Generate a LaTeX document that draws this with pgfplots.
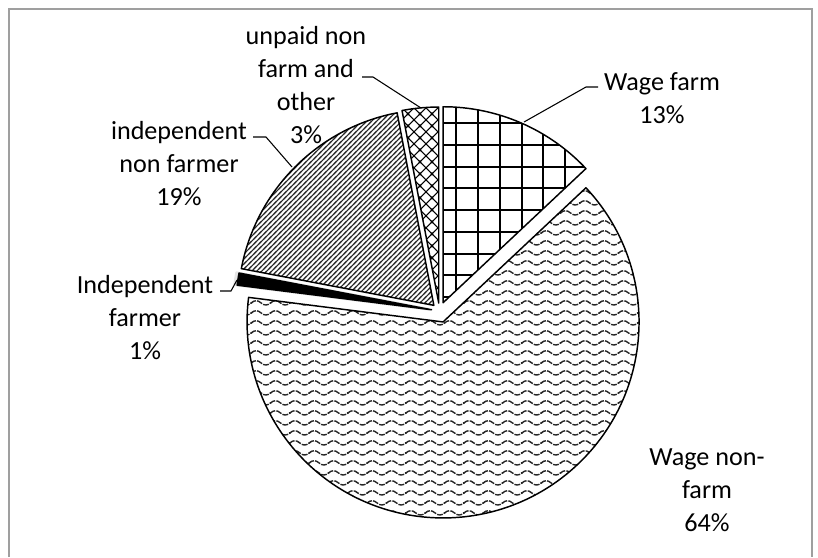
\documentclass[border=0pt]{standalone}
\usepackage{pgfplots}
\pgfplotsset{compat=1.18}
\usetikzlibrary{patterns}
\usepackage{fontspec}
\setmainfont{Carlito}

% big square grid (Wage farm)
\pgfdeclarepatternformonly{biggrid}{\pgfqpoint{-1pt}{-1pt}}{\pgfqpoint{17.3pt}{17.3pt}}{\pgfqpoint{16.3pt}{16.3pt}}{%
  \pgfsetlinewidth{1.5pt}%
  \pgfpathmoveto{\pgfqpoint{0pt}{-1pt}}\pgfpathlineto{\pgfqpoint{0pt}{17.3pt}}%
  \pgfpathmoveto{\pgfqpoint{-1pt}{0pt}}\pgfpathlineto{\pgfqpoint{17.3pt}{0pt}}%
  \pgfusepath{stroke}}
% waves (Wage non-farm)
\pgfdeclarepatternformonly{waves}{\pgfqpoint{-0.6pt}{0pt}}{\pgfqpoint{15.1pt}{7.5pt}}{\pgfqpoint{14.5pt}{7.5pt}}{%
  \pgfsetlinewidth{1.05pt}%
  \pgfsetdash{{4.4pt}{0.9pt}}{0pt}%
  \pgfpathmoveto{\pgfqpoint{-0.6pt}{3.75pt}}%
  \pgfpathlineto{\pgfqpoint{0pt}{3.75pt}}%
  \pgfpathcurveto{\pgfqpoint{2.4pt}{5.9pt}}{\pgfqpoint{4.85pt}{5.9pt}}{\pgfqpoint{7.25pt}{3.75pt}}%
  \pgfpathcurveto{\pgfqpoint{9.65pt}{1.6pt}}{\pgfqpoint{12.1pt}{1.6pt}}{\pgfqpoint{14.5pt}{3.75pt}}%
  \pgfpathlineto{\pgfqpoint{15.1pt}{3.75pt}}%
  \pgfusepath{stroke}}
% dense NE stripes (independent non farmer)
\pgfdeclarepatternformonly{nestripes}{\pgfqpoint{-1pt}{-1pt}}{\pgfqpoint{4.75pt}{4.75pt}}{\pgfqpoint{3.75pt}{3.75pt}}{%
  \pgfsetlinewidth{0.7pt}%
  \pgfpathmoveto{\pgfqpoint{-1pt}{-1pt}}\pgfpathlineto{\pgfqpoint{4.75pt}{4.75pt}}%
  \pgfusepath{stroke}}
% diagonal crosshatch (unpaid)
\pgfdeclarepatternformonly{xhatch}{\pgfqpoint{-1pt}{-1pt}}{\pgfqpoint{10pt}{10pt}}{\pgfqpoint{9pt}{9pt}}{%
  \pgfsetlinewidth{0.8pt}%
  \pgfpathmoveto{\pgfqpoint{-1pt}{-1pt}}\pgfpathlineto{\pgfqpoint{10pt}{10pt}}%
  \pgfpathmoveto{\pgfqpoint{-1pt}{10pt}}\pgfpathlineto{\pgfqpoint{10pt}{-1pt}}%
  \pgfusepath{stroke}}

% pie centre (px), radius
\def\pcx{439.5}
\def\pcy{311}
\def\pr{147pt}
% #1 start (percent), #2 value (percent), #3 explode (px), #4 style
\newcommand\pieslice[4]{%
  \pgfmathsetmacro\phiA{#1*3.6}%
  \pgfmathsetmacro\phiB{(#1+#2)*3.6}%
  \pgfmathsetmacro\phiM{(\phiA+\phiB)/2}%
  \pgfmathsetmacro\cxx{\pcx+#3*sin(\phiM)}%
  \pgfmathsetmacro\cyy{\pcy-#3*cos(\phiM)}%
  \pgfmathsetmacro\thA{90-\phiA}%
  \pgfmathsetmacro\thB{90-\phiB}%
  \edef\doslice{\noexpand\path[#4, line join=round]
    (axis cs:\cxx,\cyy) -- ++(\thA:\pr) arc[start angle=\thA, end angle=\thB, radius=\pr] -- cycle;}%
  \doslice
}

\begin{document}
\begin{tikzpicture}
\begin{axis}[x=0.75pt, y=0.75pt, y dir=reverse,
  xmin=0, xmax=818, ymin=0, ymax=557,
  hide axis, clip=false]
\path (axis cs:0,0) rectangle (axis cs:818,557);
\draw[gray!75, line width=1.3pt] (axis cs:9,557) -- (axis cs:9,9) -- (axis cs:812,9) -- (axis cs:812,557);

% slices: Wage farm 13, Wage non-farm 64, Independent farmer 1, independent non farmer 19, unpaid 3
\pieslice{0}{13}{9}{pattern=biggrid, draw=black, line width=1.1pt}
\pieslice{13}{64}{11.5}{pattern=waves, pattern color=black!85, draw=black, line width=1.1pt}
\pieslice{77}{1}{10.5}{fill=black!18, draw=black!10, line width=2pt}
\pieslice{77}{1}{8}{fill=black, draw=black, line width=1.1pt}
\pieslice{78}{19}{8}{pattern=nestripes, pattern color=black!85, draw=black, line width=1.1pt}
\pieslice{97}{3}{8}{pattern=xhatch, draw=black, line width=1.1pt}

% leader lines
\draw[line width=0.8pt] (axis cs:598,87) -- (axis cs:586,87) -- (axis cs:524,122);
\draw[line width=0.8pt] (axis cs:362,77) -- (axis cs:373,77) -- (axis cs:421,108);
\draw[line width=0.8pt] (axis cs:253,137) -- (axis cs:266,137) -- (axis cs:292,167);
\draw[line width=0.8pt] (axis cs:220,291) -- (axis cs:231,291) -- (axis cs:237,280);

% labels
\tikzset{lbl/.style={align=center, inner sep=0pt, font=\fontsize{19.6}{24.75}\selectfont}}
\node[lbl] at (axis cs:306,85) {unpaid non\\farm and\\other\\3\%};
\node[lbl] at (axis cs:662,98) {Wage farm\\13\%};
\node[lbl] at (axis cs:179,164) {independent\\non farmer\\19\%};
\node[lbl] at (axis cs:145,318) {Independent\\farmer\\1\%};
\node[lbl] at (axis cs:707,490) {Wage non-\\farm\\64\%};
\end{axis}
\end{tikzpicture}
\end{document}
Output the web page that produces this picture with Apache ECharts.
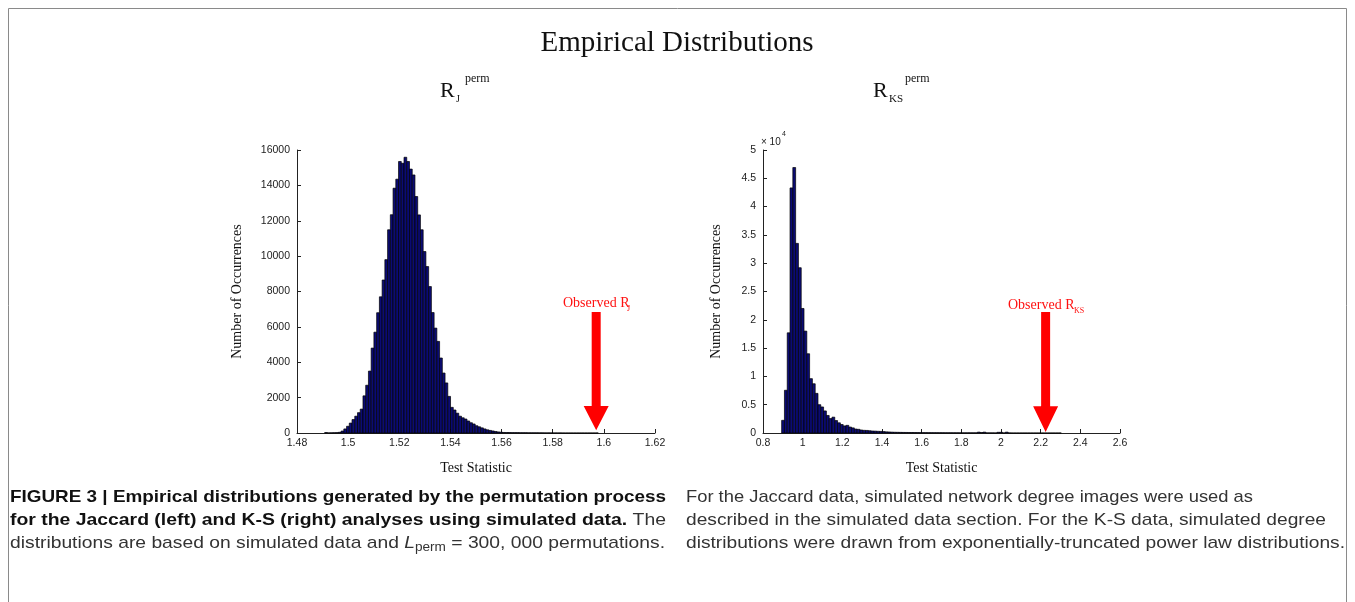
<!DOCTYPE html>
<html><head><meta charset="utf-8">
<script src="https://cdn.jsdelivr.net/npm/echarts@6/dist/echarts.min.js"></script>
<style>html,body{margin:0;padding:0;background:#fff;}#c{width:1355px;height:602px;}</style>
</head><body><div id="c"></div>
<script>
// ---------- DATA ----------
// Left panel: R_J^perm histogram (bin start, bin width, counts per bin)
const jaccardBinStart = 1.49082;
const jaccardBinWidth = 0.00107;
const jaccardCounts = [
  25, 5, 10, 15, 20, 40, 110, 230, 380, 560,
  760, 950, 1150, 1350, 2100, 2700, 3500, 4800, 5700, 6800,
  7700, 8650, 9800, 11490, 12340, 13840, 14350, 15350, 15250, 15590,
  15350, 14920, 14590, 13370, 12330, 11490, 10260, 9410, 8280, 6810,
  5930, 5180, 4240, 3390, 2830, 2070, 1450, 1300, 1120, 950,
  860, 790, 680, 580, 510, 410, 350, 290, 230, 180,
  145, 115, 85, 60, 45, 30, 25, 25, 20, 20,
  20, 15, 15, 15, 10, 10, 10, 10, 8, 8,
  5, 5, 5, 3, 3, 2, 2, 0, 0, 0,
  0, 0, 0, 0, 0, 0, 0, 0, 0, 2
];
// Right panel: R_KS^perm histogram
const ksBinStart = 0.894;
const ksBinWidth = 0.0141;
const ksCounts = [
  2240, 7550, 17700, 43300, 46900, 33500, 29200, 22000, 18000, 14000,
  9600, 8700, 7000, 5000, 4600, 3900, 3100, 2550, 2800, 2200,
  1800, 1500, 1250, 1350, 1050, 900, 700, 650, 530, 470,
  450, 400, 350, 330, 300, 280, 250, 200, 180, 150,
  130, 120, 110, 100, 95, 90, 85, 80, 75, 70,
  65, 60, 55, 55, 50, 50, 45, 45, 40, 40,
  40, 35, 35, 35, 30, 30, 30, 30, 30, 30,
  150, 80, 150, 20, 20, 20, 10, 120, 120, 10,
  150, 10, 0, 0, 0, 0, 0, 0, 0, 0,
  0, 0, 0, 0, 0, 0, 0, 0, 0, 5
];
// Axes
const leftXMin = 1.48, leftXMax = 1.62, leftXStep = 0.02;
const leftYMin = 0, leftYMax = 16000, leftYStep = 2000;
const rightXMin = 0.8, rightXMax = 2.6, rightXStep = 0.2;
const rightYMin = 0, rightYMax = 50000, rightYStep = 5000;
const rightYScale = 10000; // tick labels shown as x10^4
// Observed statistics (arrows): [x, shaft top, head top, tip]
const observedRJ = [1.597, 6840, 1525, 150];
const observedRKS = [2.225, 21400, 4720, 180];

// ---------- TEXT ----------
const mainTitle = 'Empirical Distributions';
const yName = 'Number of Occurrences';
const xName = 'Test Statistic';

const SERIF = '"Liberation Serif","Times New Roman",serif';
const SANS = '"Liberation Sans",Arial,Helvetica,sans-serif';
const BAR_FILL = '#0b0b74';

function fmtNum(v){ return String(parseFloat(Number(v).toFixed(4))); }

function histSeries(xi, start, width, counts){
  const data = counts.map((c,i)=>[start+i*width, start+(i+1)*width, c]);
  return {
    type:'custom', xAxisIndex:xi, yAxisIndex:xi, data, silent:true, animation:false,
    encode:{x:[0,1], y:2},
    renderItem(params, api){
      const p0 = api.coord([api.value(0), api.value(2)]);
      const p1 = api.coord([api.value(1), 0]);
      return {type:'rect', shape:{x:p0[0], y:p0[1], width:p1[0]-p0[0], height:p1[1]-p0[1]},
        style:{fill:BAR_FILL, stroke:'#000', lineWidth:0.7}};
    }
  };
}
function arrowSeries(xi, obs){
  return {
    type:'custom', xAxisIndex:xi, yAxisIndex:xi, data:[obs], silent:true, animation:false, z:5,
    encode:{x:0, y:[1,2,3]},
    renderItem(params, api){
      const top = api.coord([api.value(0), api.value(1)]);
      const head = api.coord([api.value(0), api.value(2)]);
      const tip = api.coord([api.value(0), api.value(3)]);
      const cx = top[0], sw = 4.5, hw = 12.5;
      return {type:'polygon', shape:{points:[
        [cx-sw, top[1]], [cx+sw, top[1]], [cx+sw, head[1]], [cx+hw, head[1]],
        [cx, tip[1]], [cx-hw, head[1]], [cx-sw, head[1]]]},
        style:{fill:'#ff0000'}};
    }
  };
}
function axisCommon(){
  return {
    axisLine:{show:true, onZero:false, lineStyle:{color:'#222', width:1}},
    axisTick:{show:true, inside:true, length:4, lineStyle:{color:'#222'}},
    splitLine:{show:false},
    axisLabel:{color:'#222', fontFamily:SANS, fontSize:10.5, formatter:fmtNum},
    nameTextStyle:{color:'#111', fontFamily:SERIF, fontSize:14}
  };
}

// ---------- caption layout (measured) ----------
const mctx = document.createElement('canvas').getContext('2d');
function fontStr(seg){ return (seg.style||'normal')+' '+(seg.weight||'normal')+' '+seg.size+'px '+SANS; }
function measure(seg){ mctx.font = fontStr(seg); return mctx.measureText(seg.t).width; }
const CAP = 17;
const capLines = [
  {x:10, y:497, w:656, segs:[{t:'FIGURE 3 | Empirical distributions generated by the permutation process', weight:'bold', size:CAP}]},
  {x:10, y:520, w:656, segs:[{t:'for the Jaccard (left) and K-S (right) analyses using simulated data.', weight:'bold', size:CAP},{t:' The', size:CAP}]},
  {x:10, y:543, w:655, segs:[{t:'distributions are based on simulated data and ', size:CAP},{t:'L', style:'italic', size:CAP},{t:'perm', size:12, dy:5},{t:' = 300, 000 permutations.', size:CAP}]},
  {x:686, y:497, w:567, segs:[{t:'For the Jaccard data, simulated network degree images were used as', size:CAP}]},
  {x:686, y:520, w:640, segs:[{t:'described in the simulated data section. For the K-S data, simulated degree', size:CAP}]},
  {x:686, y:543, w:659, segs:[{t:'distributions were drawn from exponentially-truncated power law distributions.', size:CAP}]}
];
const graphics = [];
capLines.forEach(line=>{
  const widths = line.segs.map(measure);
  const total = widths.reduce((a,b)=>a+b,0);
  const s = line.w/total;
  let cx = line.x;
  line.segs.forEach((seg,i)=>{
    graphics.push({type:'text', x:cx, y:line.y+(seg.dy||0), scaleX:s, silent:true,
      style:{text:seg.t, fontFamily:SANS, fontSize:seg.size, fontWeight:seg.weight||'normal',
        fontStyle:seg.style||'normal', fill: seg.weight==='bold' ? '#111' : '#333', verticalAlign:'middle', align:'left'}});
    cx += widths[i]*s;
  });
});
function txt(t, x, y, size, family, fill, align){
  return {type:'text', x, y, silent:true,
    style:{text:t, fontFamily:family, fontSize:size, fill:fill||'#111', verticalAlign:'middle', align:align||'left'}};
}
// main title & panel titles
graphics.push(txt(mainTitle, 677, 43, 29, SERIF, '#111', 'center'));
graphics.push(txt('R', 440, 91, 22, SERIF));
graphics.push(txt('J', 456, 99, 10, SERIF));
graphics.push(txt('perm', 465, 79, 12, SERIF));
graphics.push(txt('R', 873, 91, 22, SERIF));
graphics.push(txt('KS', 889, 99, 11, SERIF));
graphics.push(txt('perm', 905, 79, 12, SERIF));
// exponent label
graphics.push(txt('\u00d7 10', 761, 142, 10, SANS, '#222'));
graphics.push(txt('4', 782, 134, 7, SANS, '#222'));
// observed labels
graphics.push(txt('Observed R', 563, 303, 14, SERIF, '#ff1010'));
graphics.push(txt('J', 627, 309, 8, SERIF, '#ff1010'));
graphics.push(txt('Observed R', 1008, 305, 14, SERIF, '#ff1010'));
graphics.push(txt('KS', 1074, 311, 8, SERIF, '#ff1010'));
// frame
graphics.push({type:'polyline', silent:true, shape:{points:[[8.5,602],[8.5,8.5],[1346.5,8.5],[1346.5,602]]}, style:{stroke:'#8a8a8a', lineWidth:1, fill:null}});

const chart = echarts.init(document.getElementById('c'), null, {renderer:'canvas'});
chart.setOption({
  backgroundColor:'#fff',
  animation:false,
  grid:[
    {left:297, right:700, top:150, bottom:169},
    {left:763, right:235, top:150, bottom:169}
  ],
  xAxis:[
    Object.assign(axisCommon(), {gridIndex:0, type:'value', min:leftXMin, max:leftXMax, interval:leftXStep,
      name:xName, nameLocation:'middle', nameGap:28, axisLabel:Object.assign(axisCommon().axisLabel,{margin:5})}),
    Object.assign(axisCommon(), {gridIndex:1, type:'value', min:rightXMin, max:rightXMax, interval:rightXStep,
      name:xName, nameLocation:'middle', nameGap:28, axisLabel:Object.assign(axisCommon().axisLabel,{margin:5})})
  ],
  yAxis:[
    Object.assign(axisCommon(), {gridIndex:0, type:'value', min:leftYMin, max:leftYMax, interval:leftYStep,
      name:yName, nameLocation:'middle', nameGap:53, axisLabel:Object.assign(axisCommon().axisLabel,{margin:7})}),
    Object.assign(axisCommon(), {gridIndex:1, type:'value', min:rightYMin, max:rightYMax, interval:rightYStep,
      name:yName, nameLocation:'middle', nameGap:40, axisLabel:Object.assign(axisCommon().axisLabel,{margin:7, formatter:v=>fmtNum(v/rightYScale)})})
  ],
  series:[
    histSeries(0, jaccardBinStart, jaccardBinWidth, jaccardCounts),
    histSeries(1, ksBinStart, ksBinWidth, ksCounts),
    arrowSeries(0, observedRJ),
    arrowSeries(1, observedRKS)
  ],
  graphic: graphics
});
</script></body></html>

◆ ◆ ◆ ◆ ◆

◆ EXERCISE DETAILS
Sift the material for lines with the string "that". Copy each one found.

◆ FINAL RESULT
Generate a LaTeX document that draws this with pgfplots.
Output the web page that produces this picture with Apache ECharts.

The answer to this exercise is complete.